George Safee of Brooklyn, near the scene where Etan Patz is now thought to have been abducted in 1979, says his wife, Gigi, saved a 1985 milk carton image of Patz. (May 25, 2012) Credit: Craig Ruttle

City officials dug into old handwritten Department of Sanitation records dating to 1979 Tuesday to confirm a suspect's story in the Etan Patz case, while psychiatrists and other experts at Bellevue Medical Center delved into the mind of the man who confessed to killing the 6-year-old to determine whether he is fit to stand trial.

Tuesday, officials said they have begun looking through log books of city-owned garbage truck pickups for around the time of May 25, 1979, when Patz disappeared. But a Department of Sanitation spokeswoman said it wasn't known whether private carters were handling the addresses that are central to the investigation, something that could further complicate the search.

Suspect Pedro Hernandez, 51, told police last week that he killed Etan in the basement of a SoHo bodega at 448 W. Broadway and then put his body in a plastic bag and dumped it in an alley next to 113 Thompson St., about a block and a half away.

"We are talking to people both in [city] sanitation and in the private carting industry. Records going back that far would not be normally kept, but we are trying to determine the issue of whether private carting was involved or private sanitation was involved," NYPD Commissioner Ray Kelly said Tuesday.

A Sanitation Department spokeswoman said some garbage collected in 1979 was taken to the Fresh Kills landfill on Staten Island, which closed in March 2001, while some was incinerated.

Meanwhile, Hernandez is being held on suicide watch at Bellevue Medical Center, where observations of him by medical and psychiatric staff will be used by two court-appointed psychiatrists to make a recommendation as to whether he is fit to stand trial, said a legal source familiar with the case who didn't want to be identified.

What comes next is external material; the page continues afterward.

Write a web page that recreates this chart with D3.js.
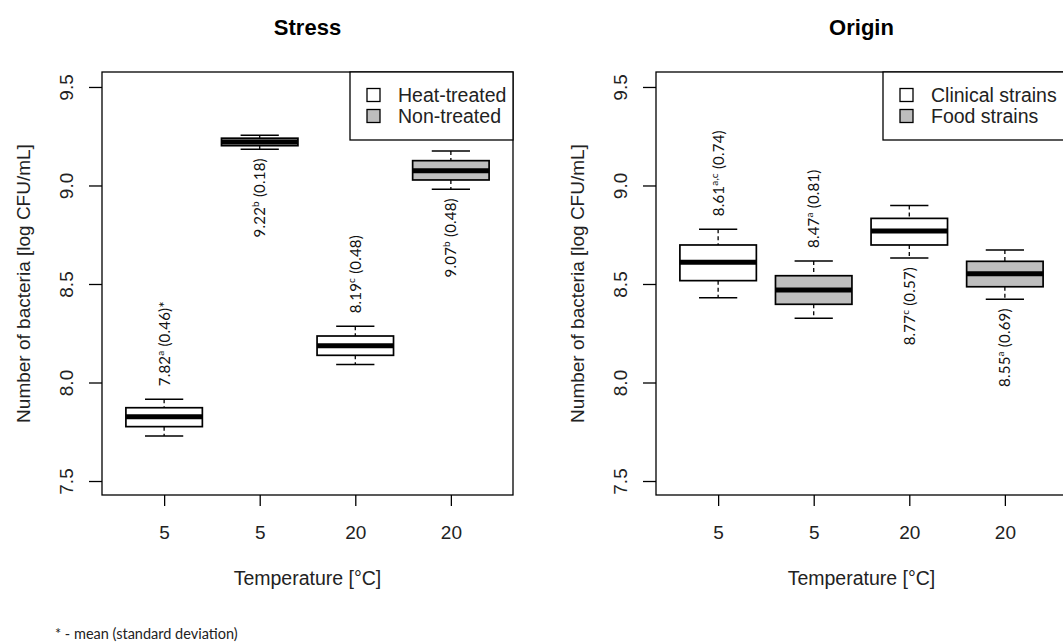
<!DOCTYPE html>
<html>
<head>
<meta charset="utf-8">
<script src="https://cdn.jsdelivr.net/npm/d3@7"></script>
<style>
  body { margin: 0; background: #fff; }
  svg { display: block; font-family: "Liberation Sans", Arial, sans-serif; }
</style>
</head>
<body>
<svg id="viz"></svg>
<script>
// data
const tempLabels = ["5", "5", "20", "20"];

// Stress panel
const stressFill = ["heat", "non", "heat", "non"];
const stressMin = [7.728, 9.184, 8.092, 8.981];
const stressQ1  = [7.776, 9.202, 8.138, 9.028];
const stressMed = [7.826, 9.221, 8.187, 9.075];
const stressQ3  = [7.872, 9.240, 8.236, 9.126];
const stressMax = [7.915, 9.255, 8.285, 9.175];
const stressMean = ["7.82", "9.22", "8.19", "9.07"];
const stressLetter = ["a", "b", "c", "b"];
const stressSd = ["0.46", "0.18", "0.48", "0.48"];
const stressStar = ["*", "", "", ""];
const stressSide = ["above", "below", "above", "below"];
const stressLegend = ["Heat-treated", "Non-treated"];

// Origin panel
const originFill = ["heat", "non", "heat", "non"];
const originMin = [8.430, 8.326, 8.632, 8.422];
const originQ1  = [8.517, 8.397, 8.698, 8.486];
const originMed = [8.610, 8.470, 8.769, 8.552];
const originQ3  = [8.698, 8.542, 8.833, 8.615];
const originMax = [8.778, 8.617, 8.898, 8.673];
const originMean = ["8.61", "8.47", "8.77", "8.55"];
const originLetter = ["a,c", "a", "c", "a"];
const originSd = ["0.74", "0.81", "0.57", "0.69"];
const originStar = ["", "", "", ""];
const originSide = ["above", "above", "below", "below"];
const originLegend = ["Clinical strains", "Food strains"];

const yTicks = [7.5, 8.0, 8.5, 9.0, 9.5];

// 1. svg
const width = 1063, height = 642;
const svg = d3.select("#viz").attr("width", width).attr("height", height);
svg.append("rect").attr("width", width).attr("height", height).attr("fill", "#fff");

const fills = { heat: "#ffffff", non: "#bebebe" };
const plotTop = 72, plotH = 423, plotW = 411;

const y = d3.scaleLinear().domain([7.429, 9.576]).range([plotTop + plotH, plotTop]);

function drawPanel(left, title, legendLabels, legendX, rows) {
  const g = svg.append("g");
  const x = d3.scaleLinear().domain([0.35, 4.65]).range([left, left + plotW]);
  const halfBox = (x(1.4) - x(1)), halfCap = (x(1.2) - x(1));

  // title
  g.append("text").attr("x", left + plotW / 2).attr("y", 35)
    .attr("text-anchor", "middle").attr("font-size", 22).attr("font-weight", "bold")
    .text(title);

  // boxes
  const box = g.selectAll("g.box").data(rows).enter().append("g").attr("class", "box");
  box.append("line")
    .attr("x1", d => x(d.i + 1)).attr("x2", d => x(d.i + 1))
    .attr("y1", d => y(d.max)).attr("y2", d => y(d.q3))
    .attr("stroke", "#000").attr("stroke-width", 1.3).attr("stroke-dasharray", "4,3");
  box.append("line")
    .attr("x1", d => x(d.i + 1)).attr("x2", d => x(d.i + 1))
    .attr("y1", d => y(d.q1)).attr("y2", d => y(d.min))
    .attr("stroke", "#000").attr("stroke-width", 1.3).attr("stroke-dasharray", "4,3");
  box.selectAll("line.cap").data(d => [d.min, d.max].map(v => ({ v: v, i: d.i })))
    .enter().append("line").attr("class", "cap")
    .attr("x1", d => x(d.i + 1) - halfCap).attr("x2", d => x(d.i + 1) + halfCap)
    .attr("y1", d => y(d.v)).attr("y2", d => y(d.v))
    .attr("stroke", "#000").attr("stroke-width", 1.5);
  box.append("rect")
    .attr("x", d => x(d.i + 1) - halfBox).attr("width", 2 * halfBox)
    .attr("y", d => y(d.q3)).attr("height", d => y(d.q1) - y(d.q3))
    .attr("fill", d => fills[d.fill]).attr("stroke", "#000").attr("stroke-width", 1.7);
  box.append("line")
    .attr("x1", d => x(d.i + 1) - halfBox).attr("x2", d => x(d.i + 1) + halfBox)
    .attr("y1", d => y(d.med)).attr("y2", d => y(d.med))
    .attr("stroke", "#000").attr("stroke-width", 5);

  // mean (sd) notes, rotated
  const note = box.append("text")
    .attr("transform", d => {
      const yy = d.side === "above" ? y(d.max) - 13 : y(d.min) + 9;
      return "translate(" + x(d.i + 1) + "," + yy + ") rotate(-90)";
    })
    .attr("text-anchor", d => d.side === "above" ? "start" : "end")
    .attr("dy", "0.36em")
    .attr("font-family", "Lato, 'Open Sans', sans-serif")
    .attr("font-size", 15).attr("letter-spacing", 0.2).attr("fill", "#111");
  note.append("tspan").text(d => d.mean);
  note.append("tspan").attr("font-size", 10).attr("dy", "-0.6em").text(d => d.letter);
  note.append("tspan").attr("dy", "0.4em").text(d => " (" + d.sd + ")" + d.star);

  // plot frame
  g.append("rect").attr("x", left).attr("y", plotTop).attr("width", plotW).attr("height", plotH)
    .attr("fill", "none").attr("stroke", "#000").attr("stroke-width", 1.3);

  // y axis
  const ya = g.append("g").attr("transform", "translate(" + left + ",0)")
    .call(d3.axisLeft(y).tickValues(yTicks).tickFormat(d3.format(".1f")).tickSize(13));
  ya.select(".domain").remove();
  ya.selectAll("line").attr("stroke-width", 1.3);
  ya.selectAll("text")
    .attr("x", null).attr("dy", "0.36em").attr("text-anchor", "middle")
    .attr("transform", "translate(-36,0) rotate(-90)")
    .attr("font-size", 19).attr("fill", "#222");

  // x axis
  const xa = g.append("g").attr("transform", "translate(0," + (plotTop + plotH) + ")")
    .call(d3.axisBottom(x).tickValues([1, 2, 3, 4]).tickFormat(i => tempLabels[i - 1]).tickSize(11));
  xa.select(".domain").remove();
  xa.selectAll("line").attr("stroke-width", 1.3);
  xa.selectAll("text").attr("y", 44).attr("dy", null).attr("font-size", 19).attr("fill", "#222");

  // axis titles
  g.append("text").attr("x", left + plotW / 2).attr("y", 585).attr("text-anchor", "middle")
    .attr("font-size", 19.5).attr("fill", "#222").text("Temperature [°C]");
  g.append("text").attr("transform", "translate(" + (left - 79) + "," + (plotTop + plotH / 2) + ") rotate(-90)")
    .attr("text-anchor", "middle").attr("dy", "0.36em")
    .attr("font-size", 19).attr("fill", "#222").text("Number of bacteria [log CFU/mL]");

  // legend
  const lg = g.append("g");
  lg.append("rect").attr("x", legendX).attr("y", plotTop).attr("width", left + plotW - legendX).attr("height", 68)
    .attr("fill", "#fff").attr("stroke", "#000").attr("stroke-width", 1.3);
  const item = lg.selectAll("g.item").data(legendLabels).enter().append("g")
    .attr("transform", (d, i) => "translate(" + legendX + "," + (plotTop + 23 + i * 21) + ")");
  item.append("rect").attr("x", 17).attr("y", -6.5).attr("width", 13).attr("height", 13)
    .attr("fill", (d, i) => i === 0 ? fills.heat : fills.non).attr("stroke", "#000").attr("stroke-width", 1.3);
  item.append("text").attr("x", 48).attr("dy", "0.36em").attr("font-size", 19.5).attr("fill", "#222").text(d => d);
}

function rowsOf(mn, q1, md, q3, mx, fill, mean, letter, sd, star, side) {
  return mn.map((v, i) => ({
    i: i, min: v, q1: q1[i], med: md[i], q3: q3[i], max: mx[i], fill: fill[i],
    mean: mean[i], letter: letter[i], sd: sd[i], star: star[i], side: side[i]
  }));
}

drawPanel(102, "Stress", stressLegend, 350,
  rowsOf(stressMin, stressQ1, stressMed, stressQ3, stressMax, stressFill,
         stressMean, stressLetter, stressSd, stressStar, stressSide));
drawPanel(656, "Origin", originLegend, 883,
  rowsOf(originMin, originQ1, originMed, originQ3, originMax, originFill,
         originMean, originLetter, originSd, originStar, originSide));

// footnote
svg.append("text").attr("x", 55).attr("y", 639)
  .attr("font-family", "Lato, 'Open Sans', sans-serif").attr("font-size", 14.5).attr("fill", "#222")
  .text("* - mean (standard deviation)");
</script>
</body>
</html>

"The bar is pretty low, it is extremely low and it is a rare case indeed where somebody is found mentally incompetent to stand trial," said Manhattan defense attorney Ephraim Savitt, who isn't involved in the case.

But another psychological issue looming is Hernandez's mental status when he confessed to police, explained Savitt. During a brief court appearance Friday, defense attorney Harvey Fishbein said that Hernandez had a history of "auditory and visual hallucinations."

Fishbein and Hernandez's relatives have said the defendant has been diagnosed with bipolar disorder and schizophrenia.

Fishbein declined to comment Tuesday.